Patrick feels that Bord's model may be slightly misrepresented and is more sophisticated than many understand: "The traditional methods really haven't brought much success for us, so we need to be looking at adapting our transfer policy and adding facets like data and AI for new signings isn't a case of putting a name into Co-Pilot and simply choosing a player. Data forms part of the transfer policy and we may as well embrace this."

And he urges Wednesday fans to stop listening to Sheffield United fans who've been warning about the pitfalls of Bord's methods: "I think we have to stop listening to Sheffield United fans, which I would always take as a golden rule for Wednesday fans, and not particularly write off this method based on the fact that a few of their signings who weren't chosen by James Bord didn't work out for them."

Ultimately, Patrick believes that the failure of Sheffield Wednesday's transfer policies in recent years justifies taking a chance on a different way of doing their transfer business: "I'm not going to dismiss this method before we try it, and as a club, things have to be done differently. So we'll see how this works, and hopefully it will bring some success to our transfer policy, which has let us down for years."

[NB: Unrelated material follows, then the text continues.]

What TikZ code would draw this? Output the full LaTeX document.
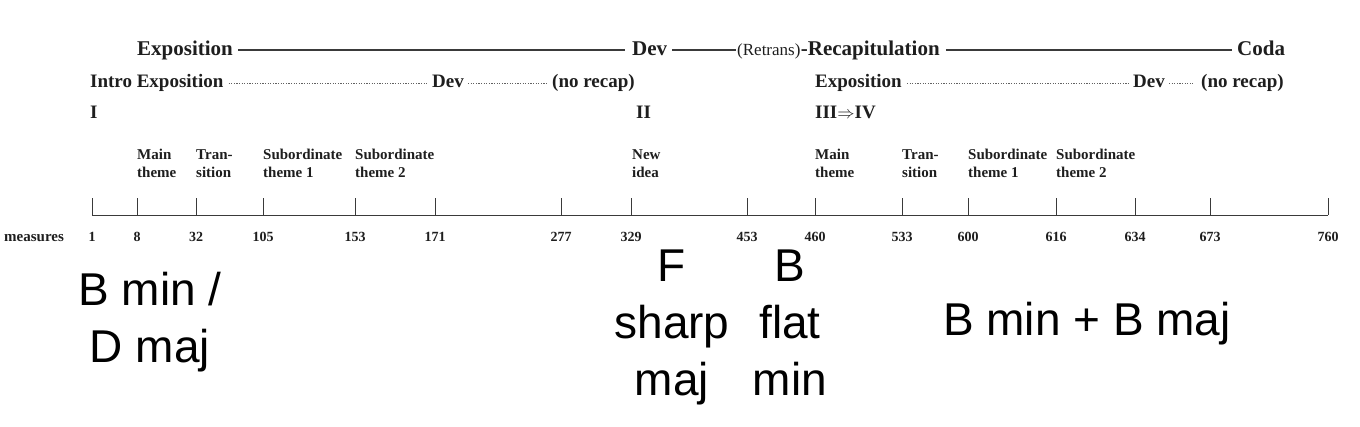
\documentclass[tikz,border=0pt]{standalone}
\usepackage{fontspec}
\setmainfont{Liberation Serif}
\newfontfamily\bigsans{Liberation Sans}
\definecolor{ink}{HTML}{1E1E1E}
\definecolor{rule}{HTML}{3A3A3A}
\begin{document}
\begin{tikzpicture}[x=1pt,y=-1pt,
  every node/.style={inner sep=0pt, text=ink},
  rowA/.style={anchor=base west, font=\bfseries\fontsize{21}{21}\selectfont},
  rowB/.style={anchor=base west, font=\bfseries\fontsize{19}{19}\selectfont},
  lab/.style={anchor=base west, align=left, font=\bfseries\fontsize{15}{18}\selectfont},
  num/.style={anchor=base, font=\bfseries\fontsize{14}{14}\selectfont},
  key/.style={align=center, font=\bigsans\fontsize{46}{57}\selectfont, text=black},
  solidrule/.style={draw=rule, line width=1.1pt},
  dotrule/.style={draw=rule!80, line width=0.8pt, dash pattern=on 1.2pt off 1.4pt},
  axis/.style={draw=rule, line width=1pt},
]
\useasboundingbox (0,0) rectangle (1360,426);

% ---- row 1
\node[rowA] (e1) at (137,55) {Exposition};
\node[rowA] (d1) at (632,55) {Dev};
\node[anchor=base west, font=\fontsize{17}{17}\selectfont] (rt) at (737,55) {(Retrans)};
\node[rowA, anchor=base west] (rc) at (rt.base east) {-Recapitulation};
\node[rowA] (cd) at (1237,55) {Coda};
\draw[solidrule] ([xshift=5pt]e1.east |- 0,50) -- ([xshift=-7pt]d1.west |- 0,50);
\draw[solidrule] ([xshift=5pt]d1.east |- 0,50) -- ([xshift=-1pt]rt.west |- 0,50);
\draw[solidrule] ([xshift=6pt]rc.east |- 0,50) -- ([xshift=-5pt]cd.west |- 0,50);

% ---- row 2
\node[rowB] (ie) at (90,87) {Intro Exposition};
\node[rowB] (d2) at (432,87) {Dev};
\node[rowB] (nr) at (552,87) {(no recap)};
\node[rowB] (e3) at (815,87) {Exposition};
\node[rowB] (d3) at (1133,87) {Dev};
\node[rowB] (nr2) at (1201,87) {(no recap)};
\draw[dotrule] ([xshift=5pt]ie.east |- 0,83) -- ([xshift=-4pt]d2.west |- 0,83);
\draw[dotrule] ([xshift=4pt]d2.east |- 0,83) -- ([xshift=-4pt]nr.west |- 0,83);
\draw[dotrule] ([xshift=5pt]e3.east |- 0,83) -- ([xshift=-4pt]d3.west |- 0,83);
\draw[dotrule] ([xshift=4pt]d3.east |- 0,83) -- ([xshift=-8pt]nr2.west |- 0,83);

% ---- row 3
\node[rowB] (r1) at (90,118) {I};
\node[rowB] (r2) at (636,118) {II};
\node[rowB] (r3) at (815,118) {III$\Rightarrow$IV};

% ---- section labels (anchor = baseline of last line)
\node[lab] (l1) at (137,177) {Main\\theme};
\node[lab] (l2) at (196,177) {Tran-\\sition};
\node[lab] (l3) at (263,177) {Subordinate\\theme 1};
\node[lab] (l4) at (355,177) {Subordinate\\theme 2};
\node[lab] (l5) at (632,177) {New\\idea};
\node[lab] (l6) at (815,177) {Main\\theme};
\node[lab] (l7) at (902,177) {Tran-\\sition};
\node[lab] (l8) at (968,177) {Subordinate\\theme 1};
\node[lab] (l9) at (1056,177) {Subordinate\\theme 2};

% ---- axis
\coordinate (axL) at (92,215);
\coordinate (axR) at (1328,215);
\draw[axis] (axL) -- (axR);
\node[anchor=base west, font=\bfseries\fontsize{15}{15}\selectfont] (meas) at (4,241) {measures};
\foreach \x/\n in {92/1, 137/8, 196/32, 263/105, 355/153, 435/171, 561/277, 631/329,
                   747/453, 815/460, 902/533, 968/600, 1056/616, 1135/634, 1210/673, 1328/760}{
  \coordinate (tk\n) at (\x,215);
  \draw[axis] (tk\n) -- ++(0,-17);
  \node[num] (m\n) at (\x,241) {\n};
}

% ---- keys (anchor = baseline of last line)
\node[key, anchor=base] (k1) at (150,362) {B min /\\D maj};
\node[key, anchor=base] (k2) at (672,395) {F\\sharp\\maj};
\node[key, anchor=base] (k3) at (790,395) {B\\flat\\min};
\node[key, anchor=base west] (k4) at (943,335) {B min + B maj};
\end{tikzpicture}
\end{document}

Bord success at Sheffield Wednesday may come down to what he's learned from his experience at Sheffield United

Article image:'We have to stop listening to Sheffield United fans' - Sheffield Wednesday, James Bord takeover factor debated

There's a degree of unanimity among Sheffield United supporters that James Bord's spell as a consultant to their club was a failure. The decision to sack Chris Wilder and replace him with Ruben Selles was his, and his swift departure and the return of Wilder was something of an embarrassment for the club.

The new signings brought in after Selles' arrival have certainly been far from successful. Of all the players brought in, only Japhet Tanganga has convinced, while Ben Godfrey and Louie Barry's loans have already been terminated and there have been murmurs that defender Nils Zatterstrom could be sent out on loan this month, just six months after his £2.8 million signing from the Swedish club Malmo.

But it is also true to say that there may be more to Bord's methods than "putting a name into Co-Pilot." Bord has previously worked with both Tony Bloom, the owner of Brighton & Hove Albion, and Matthew Benham, the owner of Brentford, and their clubs have been held up as being the gold standard for player recruitment for medium-sized clubs in recent years.

How successful the application of such methods might be at Sheffield Wednesday is a question that can only be answered in the fullness of time. Sheffield Wednesday's transfer policy, to the extent that it had one throughout 2025, has been emergency loan signings and free agents, but only with the express permission of the EFL on account of their precarious financial position. And it's certainly reasonable to say that just about anything would surely be better than that.

And perhaps the ultimate question that will come to determine Bord's ownership of Sheffield Wednesday will be how adaptable he is, how strictly he adheres to his algorithms, what he learned from his experience at Sheffield United, and how open he is to other methods, should there be signs that Wednesday's transfer policy is heading in the same direction that it did last year. If it works, there could be significant benefits, but that "if" is doing some heavy lifting, if what happened at Bramall Lane last summer is anything to go by.